Hewlett Packard Enterprise said Monday that it has completed the spin-merge between its Enterprise Services (ES) business and Computer Sciences Corp (CSC), officially creating DXC Technology.
The deal is expected to deliver about $13.5 billion to HPE after tax, including an equity stake in DXC, a cash dividend payment to HPE and DXC's assumption of debt and other liabilities.
With ES no longer contributing to its financials, HPE is adjusting its outlook for the second quarter and fiscal year 2017. HPE says the transaction will impact second quarter EPS by about 8 cents a share and fiscal 2017 diluted net EPS by approximately 42 cents a share, with both estimates including ES-related stranded costs.
HPE now expects fiscal 2017 Q2 non-GAAP net EPS to be between 33 cents to 37 cents, down from its prior outlook of 41 cents to 45 cents a share. Fiscal 2017 non-GAAP net EPS is now projected to be $1.46 to $1.56, below its prior outlook of $1.88 to $1.98.

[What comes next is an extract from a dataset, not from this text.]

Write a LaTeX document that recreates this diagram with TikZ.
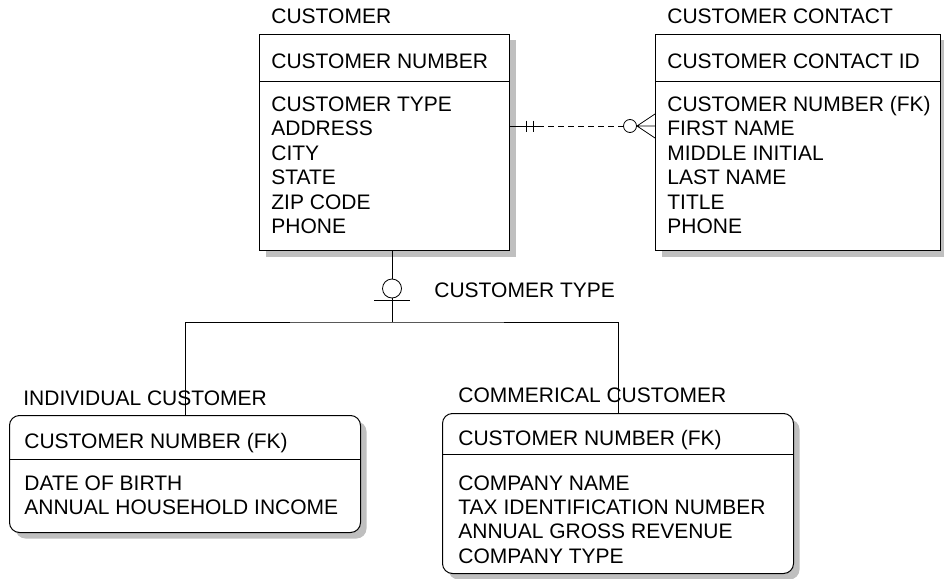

From a GAAP perspective, HPE now expects a Q2 net loss per share in the range of 3 cents 7 cents, compared to its previous range of a loss of 3 cents to profit of 1 cent per share. Fiscal 2017 GAAP earnings per share are projected to be between 27 cents to 37 cents, below its prior outlook of 60 cents to 70 cents a share.
HPE noted that it will retain and continue to invest in Pointnext, its newly defined technology services organization, while also maintaining a strong relationship with DXC. HPE CEO Meg Whitman will take a seat on the DXC board.
"The close of this transaction leaves HPE with a crystal clear mission, tied directly to the solutions our customers and partners tell us they want most," Whitman said in a statement. "I am also particularly proud that this transaction will deliver approximately $13.5 billion in value to HPE and its stockholders, which is almost sixty percent higher than when it was first announced last year."
Hewlett Packard split its business into two publicly traded companies in November 2015, with HP Inc focused on PCs and printers and HPE concerned with commercial technology.
The technology giant announced its plan to split apart on October 2014, with Whitman saying at the time that the divestiture would give each company more independence, focus, financial resources and flexibility. CSC underwent its own split in 2015, which resulted in two separate publicly traded companies -- one focused on commercial businesses and the other on the public sector.